While discussing how the show came together, panelists touched on how producer Laurence Fishburne helped get the show from the comics page to screen, the decisions behind the show’s animation style, its music — both soundtrack and score — and how the producers worked to ensure diversity and inclusion offscreen.

“It starts with Laurence Fishburne in a comic book store,” Loter shared of the animated series’ journey to the small screen. “He did his weekly run to pick up new comics every Wednesday and was drawn to Brandon Montclare and Amy Ramy Reeder’s run of Moon Girl and Devil Dinosaur.”

The EP, who was a producer-director on Kim Possible and said he was brought on because of his experience with “strong female protagonists,” noted that Fishburne “fell in love” with the series and reached out to his producing partner Helen Sugland at Cinema Gypsy before calling Marvel and Disney.

“They made Black-ish, Grown-ish, Mixed-ish and said, ‘We gotta make a show out of this,'” Loter added before voice actor Williams interjected (to audience laughs), “But without the name ‘ish’ on it.”

While Fishburne’s love of the comic might have brought it to screen, Loter and Clouden noted that it was their and the team’s love for New York that helped give it its vibrant, sketchy style. Creating a look that was just as much of a character as the show’s actual characters (without detracting from them), meant pulling in influences from graffiti, street art, screenprinting and the work of artists like Jean-Michel Basquiat and Andy Warhol, according to the supervising producer.

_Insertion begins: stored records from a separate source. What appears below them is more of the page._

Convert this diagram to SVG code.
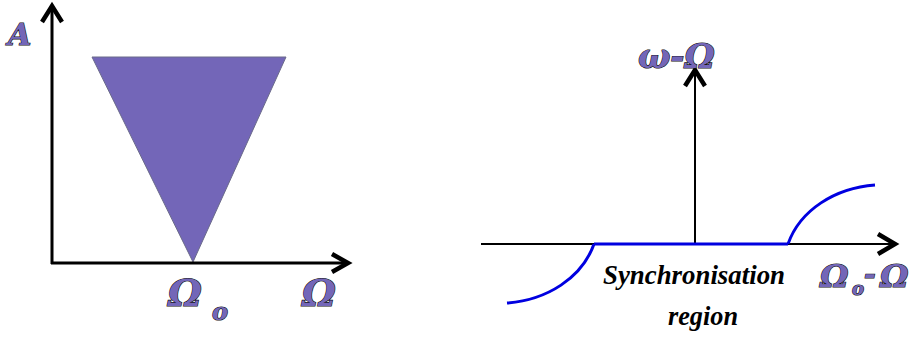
<svg xmlns="http://www.w3.org/2000/svg" width="920" height="338" viewBox="0 0 920 338">
<style>
.ax{stroke:#000;fill:none;stroke-linecap:butt}
.head{stroke:#000;fill:none;stroke-width:4.5;stroke-linejoin:miter}
.lbl{font-family:"DejaVu Serif",serif;font-weight:bold;font-style:italic;fill:#7366b8;stroke:#111;stroke-width:1.2;paint-order:stroke}
.cap{font-family:"Liberation Serif","DejaVu Serif",serif;font-style:italic;font-weight:bold;fill:#000;font-size:28px}
.blue{stroke:#0000e0;stroke-width:3;fill:none}
</style>
<g id="left-plot">
  <polygon points="92,57 286,57 193,262" fill="#7366b8" stroke="#6a6a8a" stroke-width="1"/>
</g>
<g id="connectors">
  <line class="ax" x1="52" y1="264" x2="52" y2="7" stroke-width="3"/>
  <polyline class="head" points="42,22 52,6 62,22"/>
  <line class="ax" x1="51" y1="263" x2="348" y2="263" stroke-width="3"/>
  <polyline class="head" points="332,254 348,263 332,272"/>
  <line class="ax" x1="481" y1="244" x2="895" y2="244" stroke-width="2"/>
  <polyline class="head" points="878,234 895,244 878,254"/>
  <line class="ax" x1="695" y1="244" x2="695" y2="70" stroke-width="2"/>
  <polyline class="head" points="685,86 695,70 705,86"/>
</g>
<g id="sync-curve">
  <line class="blue" x1="594" y1="244" x2="788" y2="244"/>
  <path class="blue" d="M594,244 C582,278 547,300 507,303"/>
  <path class="blue" d="M788,244 C800,210 835,188 875,185"/>
</g>
<g id="labels">
  <text class="lbl" x="8" y="45" font-size="30">A</text>
  <text class="lbl" x="168" y="306" font-size="38">Ω</text>
  <text class="lbl" x="212" y="320" font-size="24">o</text>
  <text class="lbl" x="302" y="306" font-size="38">Ω</text>
  <text class="lbl" x="638" y="68" font-size="34">ω-Ω</text>
  <text class="lbl" x="820" y="287" font-size="32">Ω</text>
  <text class="lbl" x="852" y="295" font-size="18">o</text>
  <text class="lbl" x="864" y="284" font-size="28">-</text>
  <text class="lbl" x="880" y="287" font-size="32">Ω</text>
  <text class="cap" x="694" y="284" text-anchor="middle" textLength="182" lengthAdjust="spacingAndGlyphs">Synchronisation</text>
  <text class="cap" x="703" y="325" text-anchor="middle" textLength="70" lengthAdjust="spacingAndGlyphs">region</text>
</g>
</svg>
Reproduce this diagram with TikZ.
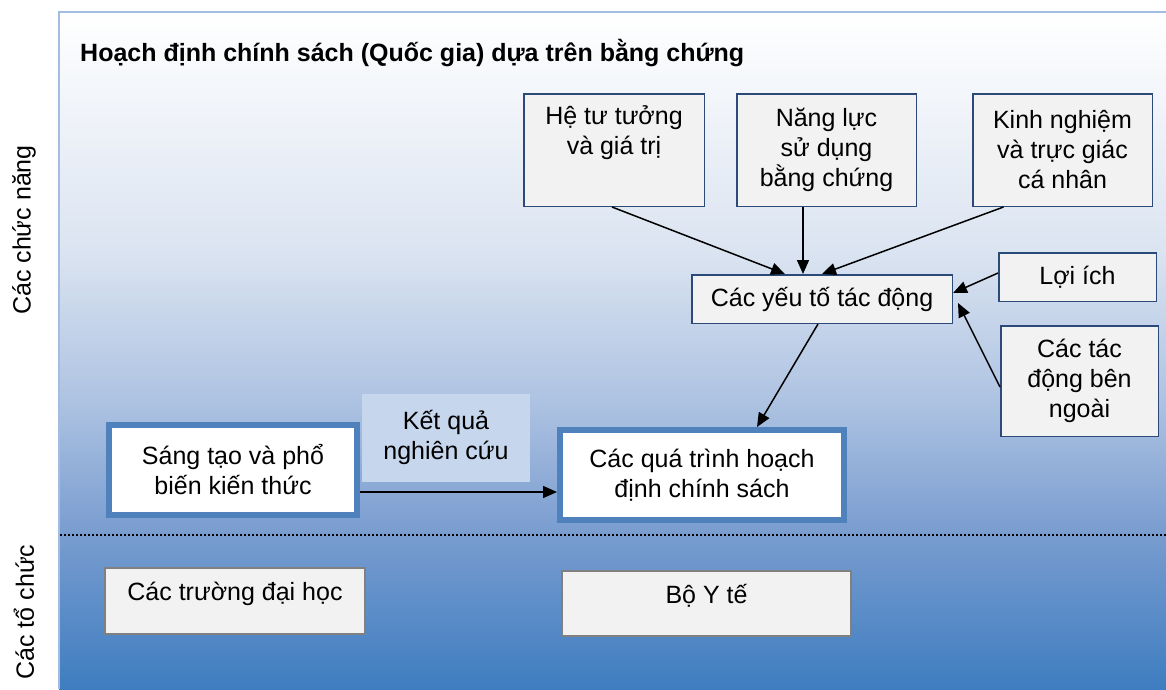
\documentclass[tikz,border=0pt]{standalone}
\usepackage{fontspec}
\setmainfont{Liberation Sans}
\usetikzlibrary{arrows.meta,calc}
\definecolor{sh0}{HTML}{3E7DC0}
\definecolor{sh1}{HTML}{7A9DD0}
\definecolor{sh2}{HTML}{AEC3E2}
\definecolor{sh3}{HTML}{DBE4F1}
\definecolor{panelborder}{HTML}{A3BDE0}
\definecolor{boxblue}{HTML}{2C4A77}
\definecolor{boxgray}{HTML}{F2F2F2}
\definecolor{thickblue}{HTML}{4F81BD}
\definecolor{orggray}{HTML}{808080}
\definecolor{kqfill}{HTML}{C6D6EC}
\pgfdeclareverticalshading{panelshade}{100bp}{color(0bp)=(sh0); color(25bp)=(sh0); color(36.74bp)=(sh1); color(46.34bp)=(sh2); color(57.42bp)=(sh3); color(75bp)=(white); color(100bp)=(white)}
\tikzset{
  gbox/.style={draw=boxblue, line width=1.5pt, fill=boxgray, align=center, inner sep=0pt},
  tbox/.style={draw=thickblue, line width=6pt, fill=white, align=center, inner sep=0pt},
  obox/.style={draw=orggray, line width=2pt, fill=boxgray, align=center, inner sep=0pt},
  kqbox/.style={fill=kqfill, align=center, inner sep=0pt},
  arr/.style={line width=1.5pt, -{Triangle[length=14pt,width=12pt]}},
  sidelabel/.style={rotate=90, inner sep=0pt}
}
\begin{document}
\begin{tikzpicture}[x=1pt, y=-1pt, font=\fontsize{25}{30}\selectfont]
\useasboundingbox (0,0) rectangle (1166,689);
% panel
\shade[shading=panelshade] (59,12) rectangle (1166,689);
\draw[panelborder, line width=2.5pt] (59,689) -- (59,12) -- (1166,12);
% separator
\draw[line width=1.5pt, dash pattern=on 1.5pt off 2.5pt] (60,535) -- (1166,535);

% title and side labels
\node[anchor=base west, inner sep=0pt, font=\fontsize{25}{30}\selectfont\bfseries] (title) at (80,61) {Hoạch định chính sách (Quốc gia) dựa trên bằng chứng};
\node[sidelabel] (lblfun) at (24,230) {Các chức năng};
\node[sidelabel] (lblorg) at (24,612) {Các tổ chức};

% upper boxes
\node[gbox, minimum width=180.5pt, minimum height=112.5pt] (he) at (614,150) {Hệ tư tưởng\\và giá trị\\\strut};
\node[gbox, minimum width=179.5pt, minimum height=112.5pt] (nl) at (826.5,150) {Năng lực\\sử dụng\\bằng chứng};
\node[gbox, minimum width=179.5pt, minimum height=112.5pt] (kn) at (1062.5,150) {Kinh nghiệm\\và trực giác\\cá nhân};
\node[gbox, minimum width=260.5pt, minimum height=48.5pt] (yt) at (822,299) {Các yếu tố tác động};
\node[gbox, minimum width=157.5pt, minimum height=48.5pt] (li) at (1077.5,277) {Lợi ích};
\node[gbox, minimum width=157.5pt, minimum height=110.5pt] (ext) at (1079.5,381) {Các tác\\động bên\\ngoài};

% process boxes
\node[tbox, minimum width=248pt, minimum height=90pt] (st) at (233,470) {Sáng tạo và phổ\\biến kiến thức};
\node[kqbox, minimum width=168pt, minimum height=88pt] (kq) at (446,438) {\raisebox{20pt}{\begin{tabular}{@{}c@{}}Kết quả\\nghiên cứu\end{tabular}}};
\node[tbox, minimum width=284pt, minimum height=90pt] (qt) at (702,475) {Các quá trình hoạch\\định chính sách};

% organisations
\node[obox, minimum width=260pt, minimum height=66pt] (dh) at (235,601) {\raisebox{20pt}{Các trường đại học}};
\node[obox, minimum width=289pt, minimum height=65pt] (byt) at (706.5,603.5) {\raisebox{20pt}{Bộ Y tế}};

% connectors
\draw[arr] ([xshift=-2pt]he.south) -- ([xshift=-37pt]yt.north);
\draw[arr] ([xshift=-19pt]yt.north |- nl.south) -- ([xshift=-19pt]yt.north);
\draw[arr] ([xshift=-59pt]kn.south) -- (yt.north);
\draw[arr] ([yshift=4pt]li.west) -- ([yshift=6pt]yt.east);
\draw[arr] ([yshift=-6pt]ext.west) -- ([shift={(5pt,-4pt)}]yt.east);
\draw[arr] ([xshift=-4pt]yt.south) -- ([xshift=55pt]qt.north);
\draw[arr] ([yshift=-22pt]st.east) -- ([yshift=-22pt]st.east -| qt.west);
\end{tikzpicture}
\end{document}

“We started thinking about what New York is,” he told the panel audience. “New York in a lot of animated shows has been misrepresented. New York is not slick. It’s not shiny. It’s grit. It’s got edge.”

“The characters themselves are done in a very pen and ink, hand-drawn style because we want it to feel like an illustrated moving comic,” Loter added, with Clouden confirming real graffiti artists also worked on the show.

While what fans see on the screen is important, especially for such a historic Marvel series, producer Flynn noted that the team created an entire process for ensuring who was making the show as reflective of the diverse New York viewers would see onscreen. The end result for their writer’s room was a team that is “100 percent” women and a directing team that is currently made up entirely of women as well.

“We not only wanted to tell the story of this little Black girl as a superhero, in a beautiful and high-quality way, but we also wanted to tell it authentically and as inclusively as possible,” she said. “Because so much of us in leadership are diverse ourselves — I myself am a Latina — it was our mission from the beginning that we were going to cast authentically both on screen as well as behind the scenes.”

‘Marvel’s Moon Girl and Devil Dinosaur’
‘Marvel’s Moon Girl and Devil Dinosaur’

While breaking down its approach to hiring, Pilar said she was “proud” to say “most of our crew is actually made up of women, people of color, members of the LGBTQ+ community” and that Moon Girl and Devil Dinosaur‘s creative leadership worked to create a “really collaborative” environment where production crew members felt they could speak up and “give us ideas [or] tell us if something didn’t feel right.”

Along with their team behind the scenes, she and Coulden said, they also leaned into Disney production coordinator Allen March, who helped them identify potential onscreen representational opportunities, from main to background characters, and down to their footwear, with Clouden teasing viewers can expect to see Timberlands and Air Force 1’s.

“He did a lot of research, too, in terms of tracking percentages of how much of a certain group is represented in episodes,” Clouden explained. “It was really scientific.”

“Even though we’re a majority diverse crew, we even have so much subconscious bias ourselves. So we took a page from Geena Davis,” she added. “It was amazing when we laid out the data what was missing. So anything that was missing, we tried to fill as much as possible.”

It’s a show with a leading character Diamond said she is excited to portray onscreen.

“We made history with this and I’m so honored to be a part of this,” White told the panel audience while speaking about her leading character Lunella. “I love this character so much. I relate to her being the one weird kid with their head in our own world of science.”